BEGIN STORED RECORDS

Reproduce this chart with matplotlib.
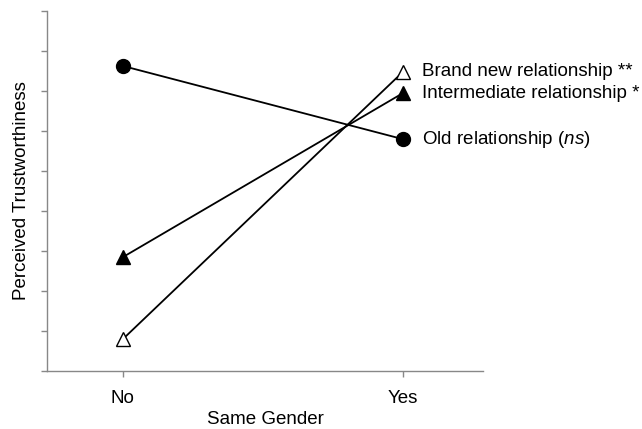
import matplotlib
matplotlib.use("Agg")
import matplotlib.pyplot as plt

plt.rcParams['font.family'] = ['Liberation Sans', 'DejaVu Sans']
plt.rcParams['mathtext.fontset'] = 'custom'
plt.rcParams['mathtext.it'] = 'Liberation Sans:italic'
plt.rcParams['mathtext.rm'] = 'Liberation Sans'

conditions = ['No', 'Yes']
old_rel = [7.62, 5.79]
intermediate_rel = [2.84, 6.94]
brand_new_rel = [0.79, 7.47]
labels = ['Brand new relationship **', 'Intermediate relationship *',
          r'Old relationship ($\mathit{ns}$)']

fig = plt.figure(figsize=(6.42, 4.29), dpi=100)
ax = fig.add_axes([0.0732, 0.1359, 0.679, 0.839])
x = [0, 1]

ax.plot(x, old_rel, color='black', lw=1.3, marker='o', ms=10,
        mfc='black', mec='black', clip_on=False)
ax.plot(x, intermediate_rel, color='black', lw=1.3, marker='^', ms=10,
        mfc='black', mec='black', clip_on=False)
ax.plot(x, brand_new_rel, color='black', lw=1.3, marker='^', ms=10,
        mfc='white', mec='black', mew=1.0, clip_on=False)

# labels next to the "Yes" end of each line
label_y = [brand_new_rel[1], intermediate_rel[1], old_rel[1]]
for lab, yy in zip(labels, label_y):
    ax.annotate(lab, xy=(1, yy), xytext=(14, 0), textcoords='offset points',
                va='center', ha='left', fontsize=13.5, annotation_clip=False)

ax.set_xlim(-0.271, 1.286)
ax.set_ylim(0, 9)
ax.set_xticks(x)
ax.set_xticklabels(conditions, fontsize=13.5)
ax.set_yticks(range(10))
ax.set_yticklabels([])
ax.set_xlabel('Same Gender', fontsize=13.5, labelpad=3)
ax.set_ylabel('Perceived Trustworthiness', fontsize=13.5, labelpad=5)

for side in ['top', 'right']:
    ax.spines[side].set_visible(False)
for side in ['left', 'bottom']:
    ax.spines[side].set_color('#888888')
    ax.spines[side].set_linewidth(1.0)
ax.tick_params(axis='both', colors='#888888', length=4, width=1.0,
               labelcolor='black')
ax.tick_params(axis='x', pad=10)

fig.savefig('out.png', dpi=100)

END STORED RECORDS
BEGIN STORED RECORDS

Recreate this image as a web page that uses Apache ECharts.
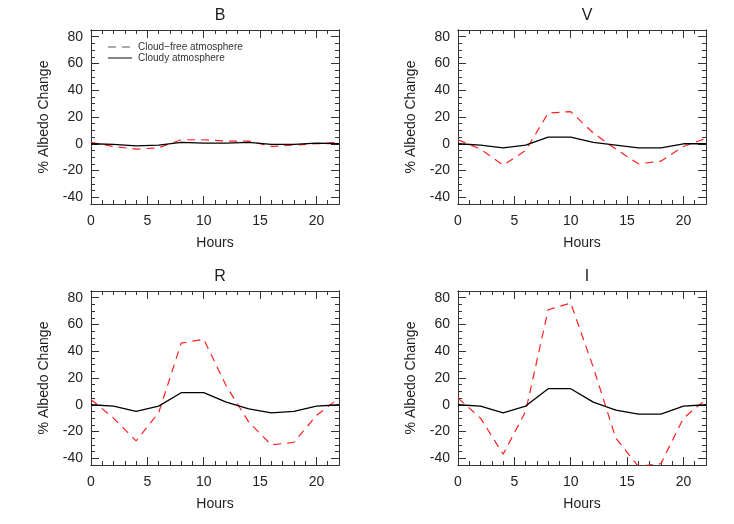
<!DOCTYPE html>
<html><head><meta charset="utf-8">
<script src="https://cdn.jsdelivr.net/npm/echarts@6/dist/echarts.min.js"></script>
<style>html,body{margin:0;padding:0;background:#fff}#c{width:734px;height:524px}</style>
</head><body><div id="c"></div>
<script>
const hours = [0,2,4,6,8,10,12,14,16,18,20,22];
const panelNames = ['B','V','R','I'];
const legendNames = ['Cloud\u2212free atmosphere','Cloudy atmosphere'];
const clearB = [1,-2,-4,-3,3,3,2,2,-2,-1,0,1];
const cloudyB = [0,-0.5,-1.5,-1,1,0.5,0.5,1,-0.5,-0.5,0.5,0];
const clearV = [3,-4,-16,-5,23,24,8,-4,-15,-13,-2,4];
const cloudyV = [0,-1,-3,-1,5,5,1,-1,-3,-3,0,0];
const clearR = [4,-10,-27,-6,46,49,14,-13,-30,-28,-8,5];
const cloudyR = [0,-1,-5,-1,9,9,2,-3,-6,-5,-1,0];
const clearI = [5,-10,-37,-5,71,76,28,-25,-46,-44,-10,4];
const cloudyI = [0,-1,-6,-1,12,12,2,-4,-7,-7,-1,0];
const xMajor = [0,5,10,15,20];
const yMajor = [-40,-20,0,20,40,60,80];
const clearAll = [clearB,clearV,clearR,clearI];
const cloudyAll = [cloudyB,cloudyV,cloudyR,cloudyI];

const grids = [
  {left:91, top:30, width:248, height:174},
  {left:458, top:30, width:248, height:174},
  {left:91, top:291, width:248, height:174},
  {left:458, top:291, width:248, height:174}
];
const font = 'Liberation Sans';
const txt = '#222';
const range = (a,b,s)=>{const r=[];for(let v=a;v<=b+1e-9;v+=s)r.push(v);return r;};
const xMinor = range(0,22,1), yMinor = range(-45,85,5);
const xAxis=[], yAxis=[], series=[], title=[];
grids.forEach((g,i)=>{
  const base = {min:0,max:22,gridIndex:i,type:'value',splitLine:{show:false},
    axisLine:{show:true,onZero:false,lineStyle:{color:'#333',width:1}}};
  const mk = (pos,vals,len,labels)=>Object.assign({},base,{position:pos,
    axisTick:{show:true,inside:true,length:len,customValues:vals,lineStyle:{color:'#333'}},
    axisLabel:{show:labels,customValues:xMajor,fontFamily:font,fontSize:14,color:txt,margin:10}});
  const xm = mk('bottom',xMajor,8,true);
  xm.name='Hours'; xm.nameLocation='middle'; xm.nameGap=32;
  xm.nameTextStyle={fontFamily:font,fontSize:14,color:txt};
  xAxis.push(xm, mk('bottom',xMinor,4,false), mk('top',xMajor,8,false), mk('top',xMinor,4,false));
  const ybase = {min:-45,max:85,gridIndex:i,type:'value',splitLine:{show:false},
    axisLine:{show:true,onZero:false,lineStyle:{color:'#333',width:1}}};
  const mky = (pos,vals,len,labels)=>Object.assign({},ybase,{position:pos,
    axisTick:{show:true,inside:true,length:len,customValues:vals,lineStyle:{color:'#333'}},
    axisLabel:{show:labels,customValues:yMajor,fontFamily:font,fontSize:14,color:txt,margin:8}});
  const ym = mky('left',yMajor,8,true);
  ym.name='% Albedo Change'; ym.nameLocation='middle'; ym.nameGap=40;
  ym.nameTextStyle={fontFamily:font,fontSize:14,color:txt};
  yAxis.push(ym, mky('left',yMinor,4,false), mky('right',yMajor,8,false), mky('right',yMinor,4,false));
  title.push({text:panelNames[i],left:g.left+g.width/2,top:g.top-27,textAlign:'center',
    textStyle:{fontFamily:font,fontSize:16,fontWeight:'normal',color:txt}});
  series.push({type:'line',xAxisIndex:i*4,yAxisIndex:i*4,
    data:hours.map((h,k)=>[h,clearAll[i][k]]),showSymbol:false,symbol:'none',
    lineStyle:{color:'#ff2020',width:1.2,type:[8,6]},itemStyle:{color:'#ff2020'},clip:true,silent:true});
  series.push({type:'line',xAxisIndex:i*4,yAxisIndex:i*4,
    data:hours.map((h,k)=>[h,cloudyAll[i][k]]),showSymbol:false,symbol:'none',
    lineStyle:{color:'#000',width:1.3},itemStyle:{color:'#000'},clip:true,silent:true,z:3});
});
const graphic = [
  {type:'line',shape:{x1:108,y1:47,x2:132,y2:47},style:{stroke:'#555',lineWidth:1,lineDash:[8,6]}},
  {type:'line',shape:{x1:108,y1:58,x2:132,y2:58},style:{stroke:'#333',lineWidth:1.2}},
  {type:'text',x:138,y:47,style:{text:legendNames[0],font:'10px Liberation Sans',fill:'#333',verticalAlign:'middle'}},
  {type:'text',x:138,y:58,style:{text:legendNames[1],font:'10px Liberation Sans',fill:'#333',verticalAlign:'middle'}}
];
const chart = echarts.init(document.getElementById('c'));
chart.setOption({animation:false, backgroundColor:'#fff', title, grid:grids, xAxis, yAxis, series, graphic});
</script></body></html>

END STORED RECORDS
BEGIN STORED RECORDS

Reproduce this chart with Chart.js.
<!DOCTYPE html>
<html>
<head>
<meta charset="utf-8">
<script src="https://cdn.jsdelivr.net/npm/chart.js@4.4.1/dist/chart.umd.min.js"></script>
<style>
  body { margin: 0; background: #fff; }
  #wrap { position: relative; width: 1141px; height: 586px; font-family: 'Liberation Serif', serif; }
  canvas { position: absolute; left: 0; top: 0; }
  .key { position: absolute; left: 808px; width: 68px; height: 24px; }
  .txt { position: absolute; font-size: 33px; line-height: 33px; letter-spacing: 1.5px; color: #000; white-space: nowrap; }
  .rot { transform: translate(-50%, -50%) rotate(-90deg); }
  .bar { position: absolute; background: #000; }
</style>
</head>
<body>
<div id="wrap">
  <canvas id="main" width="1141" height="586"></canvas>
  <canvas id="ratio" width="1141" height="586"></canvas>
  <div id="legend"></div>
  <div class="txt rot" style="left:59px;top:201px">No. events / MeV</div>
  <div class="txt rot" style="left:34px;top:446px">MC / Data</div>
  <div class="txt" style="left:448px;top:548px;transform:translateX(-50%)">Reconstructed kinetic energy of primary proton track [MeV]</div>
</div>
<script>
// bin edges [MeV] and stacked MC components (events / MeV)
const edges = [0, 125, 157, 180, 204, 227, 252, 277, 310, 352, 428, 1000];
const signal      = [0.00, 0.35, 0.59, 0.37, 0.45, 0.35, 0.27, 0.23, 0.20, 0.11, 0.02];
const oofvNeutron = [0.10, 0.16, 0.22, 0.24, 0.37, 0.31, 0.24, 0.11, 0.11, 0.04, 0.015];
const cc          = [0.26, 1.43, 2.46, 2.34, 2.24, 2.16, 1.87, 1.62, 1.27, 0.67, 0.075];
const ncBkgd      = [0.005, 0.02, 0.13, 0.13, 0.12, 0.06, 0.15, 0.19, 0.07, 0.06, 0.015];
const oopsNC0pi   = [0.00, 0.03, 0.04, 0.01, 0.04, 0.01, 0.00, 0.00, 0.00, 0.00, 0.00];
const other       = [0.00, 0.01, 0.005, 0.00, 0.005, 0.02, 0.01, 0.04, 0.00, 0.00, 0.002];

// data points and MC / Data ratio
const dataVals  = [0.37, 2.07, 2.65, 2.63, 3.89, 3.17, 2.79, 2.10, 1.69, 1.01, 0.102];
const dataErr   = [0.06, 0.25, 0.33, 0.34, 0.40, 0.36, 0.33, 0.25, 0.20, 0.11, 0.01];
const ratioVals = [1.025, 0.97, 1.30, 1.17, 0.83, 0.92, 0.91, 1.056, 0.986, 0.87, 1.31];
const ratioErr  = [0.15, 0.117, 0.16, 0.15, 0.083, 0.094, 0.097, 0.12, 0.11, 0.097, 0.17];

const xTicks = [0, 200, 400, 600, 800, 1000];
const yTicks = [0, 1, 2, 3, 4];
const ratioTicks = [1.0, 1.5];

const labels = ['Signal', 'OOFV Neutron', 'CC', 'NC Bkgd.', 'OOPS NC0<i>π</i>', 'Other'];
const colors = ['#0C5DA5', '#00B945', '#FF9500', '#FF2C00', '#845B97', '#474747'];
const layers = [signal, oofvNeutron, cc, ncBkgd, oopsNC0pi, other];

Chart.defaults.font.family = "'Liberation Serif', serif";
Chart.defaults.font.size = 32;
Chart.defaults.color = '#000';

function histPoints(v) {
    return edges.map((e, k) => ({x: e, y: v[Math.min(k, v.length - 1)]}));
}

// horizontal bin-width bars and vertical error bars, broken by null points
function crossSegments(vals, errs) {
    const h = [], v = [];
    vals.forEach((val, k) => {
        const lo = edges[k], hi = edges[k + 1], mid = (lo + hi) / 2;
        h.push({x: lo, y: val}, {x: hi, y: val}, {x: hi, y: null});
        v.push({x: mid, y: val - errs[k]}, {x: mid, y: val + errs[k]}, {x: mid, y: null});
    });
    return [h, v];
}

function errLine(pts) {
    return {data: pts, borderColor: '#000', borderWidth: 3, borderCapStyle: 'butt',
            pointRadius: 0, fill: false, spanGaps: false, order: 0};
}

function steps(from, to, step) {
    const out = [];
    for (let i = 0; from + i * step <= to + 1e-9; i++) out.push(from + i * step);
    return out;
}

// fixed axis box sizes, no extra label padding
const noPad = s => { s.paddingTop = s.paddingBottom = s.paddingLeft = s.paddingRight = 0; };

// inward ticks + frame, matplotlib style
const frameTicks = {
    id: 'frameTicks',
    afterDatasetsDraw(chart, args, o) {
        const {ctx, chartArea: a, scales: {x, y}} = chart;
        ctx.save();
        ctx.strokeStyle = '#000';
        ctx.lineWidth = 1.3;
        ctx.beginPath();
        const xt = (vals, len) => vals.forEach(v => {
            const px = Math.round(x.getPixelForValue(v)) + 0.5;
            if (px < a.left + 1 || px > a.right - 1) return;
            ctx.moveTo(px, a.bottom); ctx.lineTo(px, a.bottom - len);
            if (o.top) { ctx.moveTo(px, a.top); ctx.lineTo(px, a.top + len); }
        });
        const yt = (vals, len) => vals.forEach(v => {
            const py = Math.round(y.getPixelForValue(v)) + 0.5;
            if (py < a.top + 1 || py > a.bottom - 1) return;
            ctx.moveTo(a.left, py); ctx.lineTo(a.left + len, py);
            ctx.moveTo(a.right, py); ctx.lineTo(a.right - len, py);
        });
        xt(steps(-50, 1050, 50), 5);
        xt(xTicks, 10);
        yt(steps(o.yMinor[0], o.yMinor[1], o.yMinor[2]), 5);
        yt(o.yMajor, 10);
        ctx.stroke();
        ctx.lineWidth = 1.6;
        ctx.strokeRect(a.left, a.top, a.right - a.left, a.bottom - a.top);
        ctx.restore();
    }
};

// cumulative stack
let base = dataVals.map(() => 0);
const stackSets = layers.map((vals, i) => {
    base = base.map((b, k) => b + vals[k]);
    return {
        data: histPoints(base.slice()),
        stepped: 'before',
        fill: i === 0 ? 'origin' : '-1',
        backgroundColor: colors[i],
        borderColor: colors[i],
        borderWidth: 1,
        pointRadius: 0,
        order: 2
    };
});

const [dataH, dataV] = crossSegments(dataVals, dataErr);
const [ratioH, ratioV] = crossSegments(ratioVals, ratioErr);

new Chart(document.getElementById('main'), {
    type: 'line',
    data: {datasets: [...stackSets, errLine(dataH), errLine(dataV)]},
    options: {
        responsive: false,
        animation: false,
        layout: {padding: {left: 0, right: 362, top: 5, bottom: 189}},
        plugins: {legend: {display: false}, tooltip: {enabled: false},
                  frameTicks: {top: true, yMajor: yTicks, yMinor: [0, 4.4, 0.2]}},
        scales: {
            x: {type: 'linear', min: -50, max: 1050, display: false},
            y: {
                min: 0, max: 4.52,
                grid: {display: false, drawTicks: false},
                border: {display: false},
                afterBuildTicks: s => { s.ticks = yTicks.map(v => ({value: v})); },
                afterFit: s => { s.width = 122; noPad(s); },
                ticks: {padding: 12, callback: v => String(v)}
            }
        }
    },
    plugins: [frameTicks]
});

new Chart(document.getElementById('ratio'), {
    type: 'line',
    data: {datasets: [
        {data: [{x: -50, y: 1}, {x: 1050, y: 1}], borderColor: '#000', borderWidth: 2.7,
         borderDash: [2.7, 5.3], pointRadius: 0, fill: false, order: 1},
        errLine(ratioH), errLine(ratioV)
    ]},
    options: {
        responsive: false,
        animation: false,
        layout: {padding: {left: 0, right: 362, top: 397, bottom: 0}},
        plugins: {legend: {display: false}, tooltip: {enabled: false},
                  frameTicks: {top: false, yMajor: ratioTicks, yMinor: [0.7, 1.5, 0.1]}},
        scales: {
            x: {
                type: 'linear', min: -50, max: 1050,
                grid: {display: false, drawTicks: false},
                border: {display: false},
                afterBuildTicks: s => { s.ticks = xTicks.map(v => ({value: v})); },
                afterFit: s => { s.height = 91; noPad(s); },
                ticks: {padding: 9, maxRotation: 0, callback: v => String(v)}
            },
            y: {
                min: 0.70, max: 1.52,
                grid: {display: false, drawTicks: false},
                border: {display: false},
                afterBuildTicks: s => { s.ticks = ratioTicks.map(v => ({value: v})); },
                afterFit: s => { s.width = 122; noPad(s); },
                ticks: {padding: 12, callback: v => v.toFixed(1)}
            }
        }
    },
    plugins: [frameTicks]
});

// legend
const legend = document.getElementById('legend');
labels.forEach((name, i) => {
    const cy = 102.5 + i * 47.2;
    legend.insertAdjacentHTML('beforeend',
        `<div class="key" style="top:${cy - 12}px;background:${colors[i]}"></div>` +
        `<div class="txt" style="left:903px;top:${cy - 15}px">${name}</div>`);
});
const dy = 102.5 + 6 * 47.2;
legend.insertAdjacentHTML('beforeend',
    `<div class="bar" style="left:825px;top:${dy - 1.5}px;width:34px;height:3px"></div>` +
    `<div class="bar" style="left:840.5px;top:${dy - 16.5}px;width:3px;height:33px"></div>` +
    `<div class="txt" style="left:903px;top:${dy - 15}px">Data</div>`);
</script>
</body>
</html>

END STORED RECORDS

THE EXERCISE: The lines to reproduce run from the one above containing "Reproduce this chart with matplotlib." through the one containing "import matplotlib.pyplot as plt". Copy them exactly and leave out all pictures.

SOLUTION TO THIS EXERCISE:
Reproduce this chart with matplotlib.
import matplotlib
matplotlib.use("Agg")
import matplotlib.pyplot as plt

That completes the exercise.